§ THE PROBLEM
From the line with "Write a web" to the line with "const minorSteps = [2, 3, 4, 5, 6, 7, 8, 9];", both included, repeat each line exactly and leave out the pictures.

§ RECORD LIST
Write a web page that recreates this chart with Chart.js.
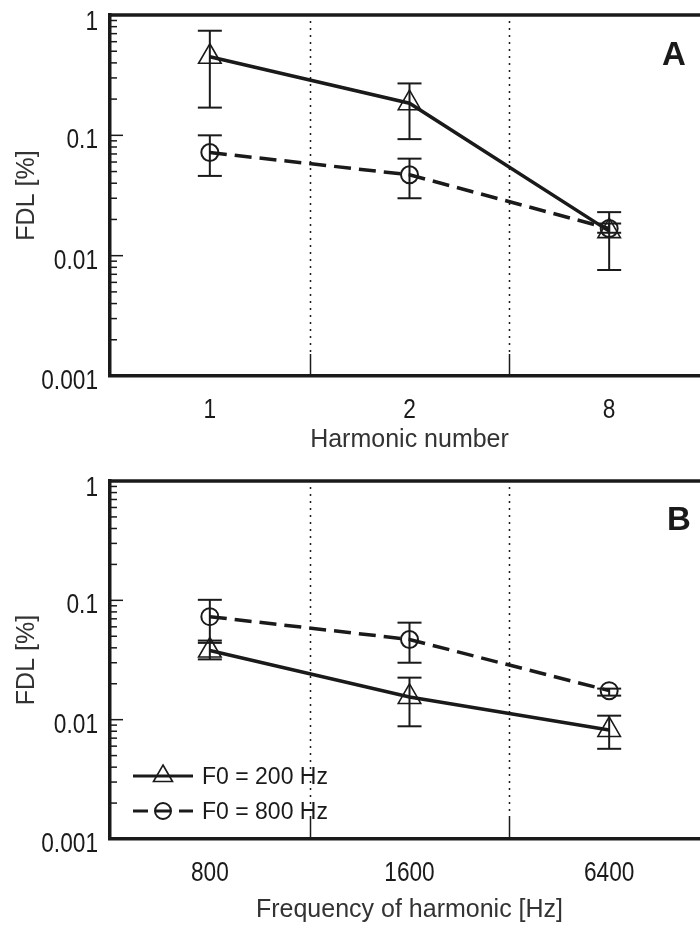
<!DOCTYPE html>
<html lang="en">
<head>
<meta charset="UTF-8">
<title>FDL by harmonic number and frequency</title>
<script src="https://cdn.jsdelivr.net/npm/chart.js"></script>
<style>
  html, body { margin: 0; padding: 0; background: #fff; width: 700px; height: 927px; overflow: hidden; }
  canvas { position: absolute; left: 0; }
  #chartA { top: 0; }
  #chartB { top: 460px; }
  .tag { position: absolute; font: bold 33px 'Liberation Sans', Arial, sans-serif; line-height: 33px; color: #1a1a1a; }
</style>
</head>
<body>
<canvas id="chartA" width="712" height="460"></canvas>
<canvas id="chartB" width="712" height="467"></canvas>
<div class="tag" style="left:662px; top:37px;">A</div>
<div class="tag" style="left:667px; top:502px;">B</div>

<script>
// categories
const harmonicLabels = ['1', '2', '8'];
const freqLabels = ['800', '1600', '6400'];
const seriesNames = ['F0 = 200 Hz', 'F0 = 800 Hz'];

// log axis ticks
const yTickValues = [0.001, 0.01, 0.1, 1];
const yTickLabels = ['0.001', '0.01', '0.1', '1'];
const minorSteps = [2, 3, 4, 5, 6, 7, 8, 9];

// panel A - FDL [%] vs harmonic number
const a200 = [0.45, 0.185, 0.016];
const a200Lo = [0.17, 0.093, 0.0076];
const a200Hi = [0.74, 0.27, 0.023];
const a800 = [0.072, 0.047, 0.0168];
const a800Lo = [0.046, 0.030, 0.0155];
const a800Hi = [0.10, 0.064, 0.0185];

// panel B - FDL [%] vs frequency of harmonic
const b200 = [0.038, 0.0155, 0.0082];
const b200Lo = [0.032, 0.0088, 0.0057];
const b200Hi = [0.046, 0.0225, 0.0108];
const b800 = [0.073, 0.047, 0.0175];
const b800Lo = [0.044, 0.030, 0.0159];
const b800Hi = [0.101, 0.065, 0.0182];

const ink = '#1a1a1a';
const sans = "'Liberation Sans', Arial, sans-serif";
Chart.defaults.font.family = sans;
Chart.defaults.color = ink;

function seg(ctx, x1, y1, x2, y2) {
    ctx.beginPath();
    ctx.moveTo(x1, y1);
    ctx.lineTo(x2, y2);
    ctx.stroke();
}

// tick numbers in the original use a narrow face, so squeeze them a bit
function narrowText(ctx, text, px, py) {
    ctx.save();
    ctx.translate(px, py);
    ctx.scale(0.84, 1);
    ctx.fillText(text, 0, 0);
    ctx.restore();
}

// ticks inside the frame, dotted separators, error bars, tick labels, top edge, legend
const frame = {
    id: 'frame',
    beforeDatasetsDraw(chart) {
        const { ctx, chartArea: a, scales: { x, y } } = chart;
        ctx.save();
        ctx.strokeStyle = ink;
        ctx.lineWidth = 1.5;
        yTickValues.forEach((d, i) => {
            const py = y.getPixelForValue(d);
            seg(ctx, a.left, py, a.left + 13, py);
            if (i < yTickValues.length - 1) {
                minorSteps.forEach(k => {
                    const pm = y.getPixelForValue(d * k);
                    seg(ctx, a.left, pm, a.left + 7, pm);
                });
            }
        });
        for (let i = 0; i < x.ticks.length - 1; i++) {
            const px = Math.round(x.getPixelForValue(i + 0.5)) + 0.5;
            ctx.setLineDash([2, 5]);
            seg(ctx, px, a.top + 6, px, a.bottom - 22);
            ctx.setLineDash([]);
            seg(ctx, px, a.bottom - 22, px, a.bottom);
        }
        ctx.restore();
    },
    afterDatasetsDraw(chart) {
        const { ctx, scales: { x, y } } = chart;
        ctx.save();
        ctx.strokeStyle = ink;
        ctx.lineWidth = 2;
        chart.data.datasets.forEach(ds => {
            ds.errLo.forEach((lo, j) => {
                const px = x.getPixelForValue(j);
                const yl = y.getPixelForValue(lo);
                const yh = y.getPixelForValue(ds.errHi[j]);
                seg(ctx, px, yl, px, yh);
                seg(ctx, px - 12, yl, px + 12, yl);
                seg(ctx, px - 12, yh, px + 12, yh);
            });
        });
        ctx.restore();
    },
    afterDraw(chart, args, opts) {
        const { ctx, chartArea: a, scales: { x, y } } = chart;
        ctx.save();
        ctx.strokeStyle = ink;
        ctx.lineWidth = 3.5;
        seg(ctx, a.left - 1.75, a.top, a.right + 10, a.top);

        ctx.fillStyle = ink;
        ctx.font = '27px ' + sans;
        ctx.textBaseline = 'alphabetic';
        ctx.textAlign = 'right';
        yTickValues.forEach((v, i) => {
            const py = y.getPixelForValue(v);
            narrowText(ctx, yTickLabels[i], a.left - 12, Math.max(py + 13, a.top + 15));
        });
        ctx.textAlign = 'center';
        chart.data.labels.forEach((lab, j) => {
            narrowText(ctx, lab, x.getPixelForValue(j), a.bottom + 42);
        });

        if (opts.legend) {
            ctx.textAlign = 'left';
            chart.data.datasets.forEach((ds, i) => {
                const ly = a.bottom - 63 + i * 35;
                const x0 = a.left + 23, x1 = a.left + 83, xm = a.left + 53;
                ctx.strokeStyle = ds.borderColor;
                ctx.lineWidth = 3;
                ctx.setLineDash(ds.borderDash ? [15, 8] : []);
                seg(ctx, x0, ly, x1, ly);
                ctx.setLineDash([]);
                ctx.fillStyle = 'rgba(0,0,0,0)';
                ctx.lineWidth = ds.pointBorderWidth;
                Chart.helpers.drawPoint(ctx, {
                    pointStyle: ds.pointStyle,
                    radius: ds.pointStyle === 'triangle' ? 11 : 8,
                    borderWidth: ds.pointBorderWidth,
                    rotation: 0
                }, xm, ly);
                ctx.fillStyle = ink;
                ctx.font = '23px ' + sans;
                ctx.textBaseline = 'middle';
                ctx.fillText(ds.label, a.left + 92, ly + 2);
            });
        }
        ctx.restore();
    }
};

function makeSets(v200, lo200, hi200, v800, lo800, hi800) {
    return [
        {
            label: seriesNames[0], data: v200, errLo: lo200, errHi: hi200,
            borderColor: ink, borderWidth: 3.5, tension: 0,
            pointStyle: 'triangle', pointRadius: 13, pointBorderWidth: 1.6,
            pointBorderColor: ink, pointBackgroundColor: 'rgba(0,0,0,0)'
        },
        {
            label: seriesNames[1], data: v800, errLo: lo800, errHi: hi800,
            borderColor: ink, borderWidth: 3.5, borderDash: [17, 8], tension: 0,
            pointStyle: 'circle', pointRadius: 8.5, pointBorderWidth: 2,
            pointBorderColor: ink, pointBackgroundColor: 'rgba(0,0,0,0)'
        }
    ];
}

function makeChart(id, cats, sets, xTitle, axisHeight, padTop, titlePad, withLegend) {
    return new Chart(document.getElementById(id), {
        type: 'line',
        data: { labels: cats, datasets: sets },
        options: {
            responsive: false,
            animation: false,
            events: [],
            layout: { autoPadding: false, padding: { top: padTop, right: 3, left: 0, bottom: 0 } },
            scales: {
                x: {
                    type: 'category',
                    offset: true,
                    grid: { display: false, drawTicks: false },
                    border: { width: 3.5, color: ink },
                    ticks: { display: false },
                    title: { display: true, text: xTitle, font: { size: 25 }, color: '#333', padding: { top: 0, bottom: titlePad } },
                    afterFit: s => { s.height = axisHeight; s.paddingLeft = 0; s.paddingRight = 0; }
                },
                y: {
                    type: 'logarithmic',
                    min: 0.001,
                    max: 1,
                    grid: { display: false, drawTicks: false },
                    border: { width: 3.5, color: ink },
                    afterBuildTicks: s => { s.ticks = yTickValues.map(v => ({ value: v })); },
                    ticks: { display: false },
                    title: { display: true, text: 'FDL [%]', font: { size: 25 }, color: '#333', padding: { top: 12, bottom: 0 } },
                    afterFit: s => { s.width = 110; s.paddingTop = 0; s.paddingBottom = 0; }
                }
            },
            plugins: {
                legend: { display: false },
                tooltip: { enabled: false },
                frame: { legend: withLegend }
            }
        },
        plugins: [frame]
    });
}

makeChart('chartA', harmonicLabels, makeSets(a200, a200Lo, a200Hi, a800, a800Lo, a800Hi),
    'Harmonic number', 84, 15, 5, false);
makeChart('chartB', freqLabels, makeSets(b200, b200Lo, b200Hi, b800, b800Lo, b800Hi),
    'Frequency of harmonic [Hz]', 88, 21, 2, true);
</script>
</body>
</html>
--
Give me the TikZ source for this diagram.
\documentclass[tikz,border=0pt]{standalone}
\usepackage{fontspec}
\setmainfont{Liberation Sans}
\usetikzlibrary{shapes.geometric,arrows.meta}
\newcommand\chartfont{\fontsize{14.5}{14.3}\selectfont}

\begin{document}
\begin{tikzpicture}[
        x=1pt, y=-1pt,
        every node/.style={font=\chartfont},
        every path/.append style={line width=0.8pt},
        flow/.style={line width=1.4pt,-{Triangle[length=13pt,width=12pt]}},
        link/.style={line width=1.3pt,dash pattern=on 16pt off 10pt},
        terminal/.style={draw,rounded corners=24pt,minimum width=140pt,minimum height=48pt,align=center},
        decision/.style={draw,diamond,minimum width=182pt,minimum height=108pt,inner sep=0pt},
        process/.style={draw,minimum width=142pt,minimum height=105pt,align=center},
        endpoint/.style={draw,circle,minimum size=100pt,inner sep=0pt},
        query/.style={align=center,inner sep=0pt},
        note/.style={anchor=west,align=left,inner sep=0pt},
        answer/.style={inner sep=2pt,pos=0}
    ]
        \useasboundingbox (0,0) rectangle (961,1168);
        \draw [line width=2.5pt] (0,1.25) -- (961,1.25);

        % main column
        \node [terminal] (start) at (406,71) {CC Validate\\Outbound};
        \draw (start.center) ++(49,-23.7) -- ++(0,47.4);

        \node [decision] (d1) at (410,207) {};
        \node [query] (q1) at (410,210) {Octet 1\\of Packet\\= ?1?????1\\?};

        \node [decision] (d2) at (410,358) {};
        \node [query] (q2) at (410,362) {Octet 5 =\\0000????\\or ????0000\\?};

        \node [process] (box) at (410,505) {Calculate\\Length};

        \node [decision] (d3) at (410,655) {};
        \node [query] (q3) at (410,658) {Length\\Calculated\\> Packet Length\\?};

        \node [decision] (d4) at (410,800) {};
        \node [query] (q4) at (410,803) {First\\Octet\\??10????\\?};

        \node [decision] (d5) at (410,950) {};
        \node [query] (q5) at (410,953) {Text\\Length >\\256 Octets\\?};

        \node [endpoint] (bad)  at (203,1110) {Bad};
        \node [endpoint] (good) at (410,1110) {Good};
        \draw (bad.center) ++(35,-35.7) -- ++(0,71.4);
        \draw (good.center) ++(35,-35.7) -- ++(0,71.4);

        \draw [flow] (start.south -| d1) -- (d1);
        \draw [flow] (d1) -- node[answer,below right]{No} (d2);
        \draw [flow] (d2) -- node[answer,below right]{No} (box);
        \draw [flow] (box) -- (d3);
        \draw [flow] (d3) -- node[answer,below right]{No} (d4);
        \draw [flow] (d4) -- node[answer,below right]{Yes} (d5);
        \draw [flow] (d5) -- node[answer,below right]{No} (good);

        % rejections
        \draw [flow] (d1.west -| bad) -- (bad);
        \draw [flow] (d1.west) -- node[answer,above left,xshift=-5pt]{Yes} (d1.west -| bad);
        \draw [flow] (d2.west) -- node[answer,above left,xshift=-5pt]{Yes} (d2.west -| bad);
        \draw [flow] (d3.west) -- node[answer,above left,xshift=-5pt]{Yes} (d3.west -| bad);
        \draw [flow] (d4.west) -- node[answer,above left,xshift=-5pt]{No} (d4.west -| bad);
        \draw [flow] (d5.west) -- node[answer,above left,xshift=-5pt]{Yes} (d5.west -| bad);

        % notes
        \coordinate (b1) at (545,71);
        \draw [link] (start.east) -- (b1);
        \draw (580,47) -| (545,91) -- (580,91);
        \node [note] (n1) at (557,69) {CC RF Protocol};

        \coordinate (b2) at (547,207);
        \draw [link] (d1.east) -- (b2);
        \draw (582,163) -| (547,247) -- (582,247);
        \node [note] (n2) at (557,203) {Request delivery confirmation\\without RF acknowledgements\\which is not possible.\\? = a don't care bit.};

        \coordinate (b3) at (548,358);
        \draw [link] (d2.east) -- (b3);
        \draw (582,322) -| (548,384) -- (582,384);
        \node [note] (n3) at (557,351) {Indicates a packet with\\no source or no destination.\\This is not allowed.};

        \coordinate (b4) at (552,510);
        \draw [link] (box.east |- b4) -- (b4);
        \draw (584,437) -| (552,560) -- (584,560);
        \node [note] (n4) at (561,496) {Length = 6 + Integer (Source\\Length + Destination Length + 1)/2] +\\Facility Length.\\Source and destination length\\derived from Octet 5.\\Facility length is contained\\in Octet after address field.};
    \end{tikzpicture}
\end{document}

§ TASK OUTPUT
Write a web page that recreates this chart with Chart.js.
<!DOCTYPE html>
<html lang="en">
<head>
<meta charset="UTF-8">
<title>FDL by harmonic number and frequency</title>
<script src="https://cdn.jsdelivr.net/npm/chart.js"></script>
<style>
  html, body { margin: 0; padding: 0; background: #fff; width: 700px; height: 927px; overflow: hidden; }
  canvas { position: absolute; left: 0; }
  #chartA { top: 0; }
  #chartB { top: 460px; }
  .tag { position: absolute; font: bold 33px 'Liberation Sans', Arial, sans-serif; line-height: 33px; color: #1a1a1a; }
</style>
</head>
<body>
<canvas id="chartA" width="712" height="460"></canvas>
<canvas id="chartB" width="712" height="467"></canvas>
<div class="tag" style="left:662px; top:37px;">A</div>
<div class="tag" style="left:667px; top:502px;">B</div>

<script>
// categories
const harmonicLabels = ['1', '2', '8'];
const freqLabels = ['800', '1600', '6400'];
const seriesNames = ['F0 = 200 Hz', 'F0 = 800 Hz'];

// log axis ticks
const yTickValues = [0.001, 0.01, 0.1, 1];
const yTickLabels = ['0.001', '0.01', '0.1', '1'];
const minorSteps = [2, 3, 4, 5, 6, 7, 8, 9];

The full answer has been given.